---- Data extract
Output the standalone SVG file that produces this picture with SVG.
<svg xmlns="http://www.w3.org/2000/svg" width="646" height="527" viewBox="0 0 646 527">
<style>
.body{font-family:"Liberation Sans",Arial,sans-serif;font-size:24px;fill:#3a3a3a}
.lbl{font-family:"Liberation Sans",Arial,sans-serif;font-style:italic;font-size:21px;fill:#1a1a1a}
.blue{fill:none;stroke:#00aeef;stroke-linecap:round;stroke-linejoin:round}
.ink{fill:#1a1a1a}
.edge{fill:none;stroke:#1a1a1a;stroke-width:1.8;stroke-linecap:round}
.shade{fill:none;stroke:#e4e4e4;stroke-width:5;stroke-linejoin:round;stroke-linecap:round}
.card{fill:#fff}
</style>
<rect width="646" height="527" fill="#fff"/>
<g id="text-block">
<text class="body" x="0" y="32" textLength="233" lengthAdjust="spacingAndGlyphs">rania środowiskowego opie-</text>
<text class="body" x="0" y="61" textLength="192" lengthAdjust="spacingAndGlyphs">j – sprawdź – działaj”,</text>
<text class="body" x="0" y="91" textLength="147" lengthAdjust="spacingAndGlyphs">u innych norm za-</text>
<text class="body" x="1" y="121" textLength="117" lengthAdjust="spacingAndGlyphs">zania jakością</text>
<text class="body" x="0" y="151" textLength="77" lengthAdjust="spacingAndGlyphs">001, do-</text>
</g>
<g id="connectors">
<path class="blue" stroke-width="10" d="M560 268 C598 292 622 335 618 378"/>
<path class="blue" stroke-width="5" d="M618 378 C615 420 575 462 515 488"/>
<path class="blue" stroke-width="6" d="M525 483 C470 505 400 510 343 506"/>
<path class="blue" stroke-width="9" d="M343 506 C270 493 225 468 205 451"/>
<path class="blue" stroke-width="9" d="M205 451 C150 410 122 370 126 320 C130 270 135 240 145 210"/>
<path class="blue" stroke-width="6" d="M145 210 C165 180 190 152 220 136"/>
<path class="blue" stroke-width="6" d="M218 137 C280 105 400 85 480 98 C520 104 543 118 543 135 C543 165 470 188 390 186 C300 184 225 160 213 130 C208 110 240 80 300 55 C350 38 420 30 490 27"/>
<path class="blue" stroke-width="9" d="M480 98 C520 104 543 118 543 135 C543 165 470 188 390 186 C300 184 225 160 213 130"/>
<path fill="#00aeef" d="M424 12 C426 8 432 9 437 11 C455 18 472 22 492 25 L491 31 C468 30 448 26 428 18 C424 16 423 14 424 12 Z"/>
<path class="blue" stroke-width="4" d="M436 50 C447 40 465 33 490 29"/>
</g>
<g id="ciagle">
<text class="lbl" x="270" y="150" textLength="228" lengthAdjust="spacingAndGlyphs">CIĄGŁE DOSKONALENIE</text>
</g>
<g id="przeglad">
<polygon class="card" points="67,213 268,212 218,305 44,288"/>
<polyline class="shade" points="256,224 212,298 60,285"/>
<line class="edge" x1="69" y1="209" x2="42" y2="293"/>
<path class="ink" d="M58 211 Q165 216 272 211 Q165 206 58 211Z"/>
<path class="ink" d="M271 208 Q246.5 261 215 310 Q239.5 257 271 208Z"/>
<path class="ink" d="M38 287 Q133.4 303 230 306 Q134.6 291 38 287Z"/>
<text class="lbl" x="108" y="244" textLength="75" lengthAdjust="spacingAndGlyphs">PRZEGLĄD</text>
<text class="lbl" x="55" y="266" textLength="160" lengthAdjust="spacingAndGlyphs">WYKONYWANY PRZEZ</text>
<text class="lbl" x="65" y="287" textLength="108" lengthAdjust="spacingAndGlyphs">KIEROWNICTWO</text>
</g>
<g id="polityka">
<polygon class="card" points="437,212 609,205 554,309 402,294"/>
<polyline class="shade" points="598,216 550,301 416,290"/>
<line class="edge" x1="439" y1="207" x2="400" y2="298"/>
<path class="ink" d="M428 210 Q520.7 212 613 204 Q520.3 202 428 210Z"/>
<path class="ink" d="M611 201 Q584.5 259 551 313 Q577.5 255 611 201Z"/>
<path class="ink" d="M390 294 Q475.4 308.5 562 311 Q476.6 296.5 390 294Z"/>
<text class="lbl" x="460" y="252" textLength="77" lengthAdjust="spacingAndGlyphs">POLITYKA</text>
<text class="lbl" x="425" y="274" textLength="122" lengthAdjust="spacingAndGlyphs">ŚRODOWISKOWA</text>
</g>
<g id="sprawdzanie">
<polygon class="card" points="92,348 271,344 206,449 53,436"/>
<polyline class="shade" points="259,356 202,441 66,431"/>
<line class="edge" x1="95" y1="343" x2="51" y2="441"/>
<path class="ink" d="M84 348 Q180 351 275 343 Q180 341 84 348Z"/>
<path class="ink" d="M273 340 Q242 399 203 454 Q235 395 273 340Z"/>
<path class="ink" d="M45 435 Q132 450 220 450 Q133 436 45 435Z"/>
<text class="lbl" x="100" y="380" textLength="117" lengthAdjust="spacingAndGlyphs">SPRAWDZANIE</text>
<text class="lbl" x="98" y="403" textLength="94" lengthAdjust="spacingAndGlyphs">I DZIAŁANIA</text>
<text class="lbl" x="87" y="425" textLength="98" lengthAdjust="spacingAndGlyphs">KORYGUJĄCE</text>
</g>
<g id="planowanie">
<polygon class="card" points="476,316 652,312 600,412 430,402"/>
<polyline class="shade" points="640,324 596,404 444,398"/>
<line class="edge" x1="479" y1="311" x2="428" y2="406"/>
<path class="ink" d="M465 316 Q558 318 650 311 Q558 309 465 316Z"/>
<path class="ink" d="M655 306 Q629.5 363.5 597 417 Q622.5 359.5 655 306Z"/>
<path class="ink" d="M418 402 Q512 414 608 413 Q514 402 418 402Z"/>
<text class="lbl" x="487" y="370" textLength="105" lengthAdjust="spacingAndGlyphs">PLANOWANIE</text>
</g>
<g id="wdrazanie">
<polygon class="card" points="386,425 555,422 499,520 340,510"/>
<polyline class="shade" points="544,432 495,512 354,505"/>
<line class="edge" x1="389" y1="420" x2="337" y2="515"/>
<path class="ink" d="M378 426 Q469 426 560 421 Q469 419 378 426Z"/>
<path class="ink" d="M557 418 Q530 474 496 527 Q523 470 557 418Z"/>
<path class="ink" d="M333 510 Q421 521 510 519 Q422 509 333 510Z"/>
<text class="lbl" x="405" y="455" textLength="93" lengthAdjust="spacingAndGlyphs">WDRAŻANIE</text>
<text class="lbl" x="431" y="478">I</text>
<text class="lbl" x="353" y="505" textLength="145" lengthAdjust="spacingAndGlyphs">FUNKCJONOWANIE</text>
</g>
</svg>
--------
---- Data extract
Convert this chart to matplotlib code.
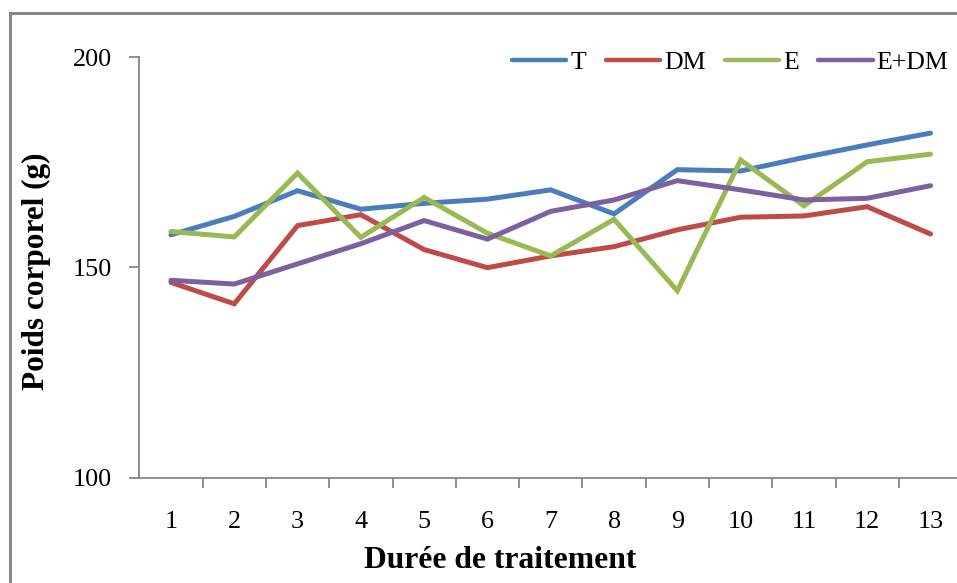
--------
---- Data extract
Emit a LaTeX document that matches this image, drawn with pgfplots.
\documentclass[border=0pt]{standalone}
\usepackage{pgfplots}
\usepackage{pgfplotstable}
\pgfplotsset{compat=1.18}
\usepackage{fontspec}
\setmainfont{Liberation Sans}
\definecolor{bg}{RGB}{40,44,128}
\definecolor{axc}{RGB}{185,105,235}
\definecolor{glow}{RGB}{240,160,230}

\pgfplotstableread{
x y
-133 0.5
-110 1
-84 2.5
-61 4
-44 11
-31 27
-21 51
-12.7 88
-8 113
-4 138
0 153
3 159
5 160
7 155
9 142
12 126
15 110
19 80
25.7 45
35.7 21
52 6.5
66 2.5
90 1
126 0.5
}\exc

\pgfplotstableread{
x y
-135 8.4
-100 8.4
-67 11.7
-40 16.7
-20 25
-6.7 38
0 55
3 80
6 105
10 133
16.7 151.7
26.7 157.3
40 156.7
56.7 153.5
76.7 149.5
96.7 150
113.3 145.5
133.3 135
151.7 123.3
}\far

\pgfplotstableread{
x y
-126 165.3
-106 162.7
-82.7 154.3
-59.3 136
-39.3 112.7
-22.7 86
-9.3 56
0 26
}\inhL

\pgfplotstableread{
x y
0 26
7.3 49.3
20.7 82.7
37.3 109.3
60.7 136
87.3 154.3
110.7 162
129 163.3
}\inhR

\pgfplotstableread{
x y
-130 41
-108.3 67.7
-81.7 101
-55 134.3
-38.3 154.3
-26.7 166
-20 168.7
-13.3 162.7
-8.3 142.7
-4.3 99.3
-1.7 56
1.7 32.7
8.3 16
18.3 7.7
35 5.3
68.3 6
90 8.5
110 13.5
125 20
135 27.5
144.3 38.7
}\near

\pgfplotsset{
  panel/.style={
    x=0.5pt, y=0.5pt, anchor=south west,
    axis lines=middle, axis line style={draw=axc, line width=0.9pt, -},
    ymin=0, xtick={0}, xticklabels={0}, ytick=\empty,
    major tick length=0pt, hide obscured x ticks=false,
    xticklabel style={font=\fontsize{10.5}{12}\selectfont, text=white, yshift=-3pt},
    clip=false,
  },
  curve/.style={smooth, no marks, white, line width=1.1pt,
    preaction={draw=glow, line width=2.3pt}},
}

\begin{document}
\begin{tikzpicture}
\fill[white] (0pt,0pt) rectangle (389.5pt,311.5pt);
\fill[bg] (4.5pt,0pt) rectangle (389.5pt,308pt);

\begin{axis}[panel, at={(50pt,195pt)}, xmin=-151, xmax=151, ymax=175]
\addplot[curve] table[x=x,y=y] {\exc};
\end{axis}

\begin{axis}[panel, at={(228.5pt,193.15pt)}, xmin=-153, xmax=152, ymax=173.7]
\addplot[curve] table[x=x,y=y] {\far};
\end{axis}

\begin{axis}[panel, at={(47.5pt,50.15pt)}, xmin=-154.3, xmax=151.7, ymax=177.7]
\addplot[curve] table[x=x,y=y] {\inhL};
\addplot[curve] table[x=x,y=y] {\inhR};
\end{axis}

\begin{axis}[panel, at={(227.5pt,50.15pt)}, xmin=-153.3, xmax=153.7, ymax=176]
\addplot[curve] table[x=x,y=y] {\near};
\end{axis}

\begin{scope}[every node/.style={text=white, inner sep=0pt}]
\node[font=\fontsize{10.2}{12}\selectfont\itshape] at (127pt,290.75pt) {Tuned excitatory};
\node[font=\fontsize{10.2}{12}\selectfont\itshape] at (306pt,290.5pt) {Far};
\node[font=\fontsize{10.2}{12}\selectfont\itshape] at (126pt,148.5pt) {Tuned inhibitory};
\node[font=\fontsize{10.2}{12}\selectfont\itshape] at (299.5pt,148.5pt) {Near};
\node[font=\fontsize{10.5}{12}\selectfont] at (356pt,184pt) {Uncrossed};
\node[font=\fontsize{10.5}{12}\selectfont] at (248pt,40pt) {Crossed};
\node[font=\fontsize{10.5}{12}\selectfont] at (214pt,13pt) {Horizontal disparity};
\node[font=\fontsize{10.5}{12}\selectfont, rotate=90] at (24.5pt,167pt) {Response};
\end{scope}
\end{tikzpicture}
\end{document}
--------
> **Given problem**
Exactly how many lines in the data above contain the word "that"? Respond with the number and nothing more.

> **Exercise result**
2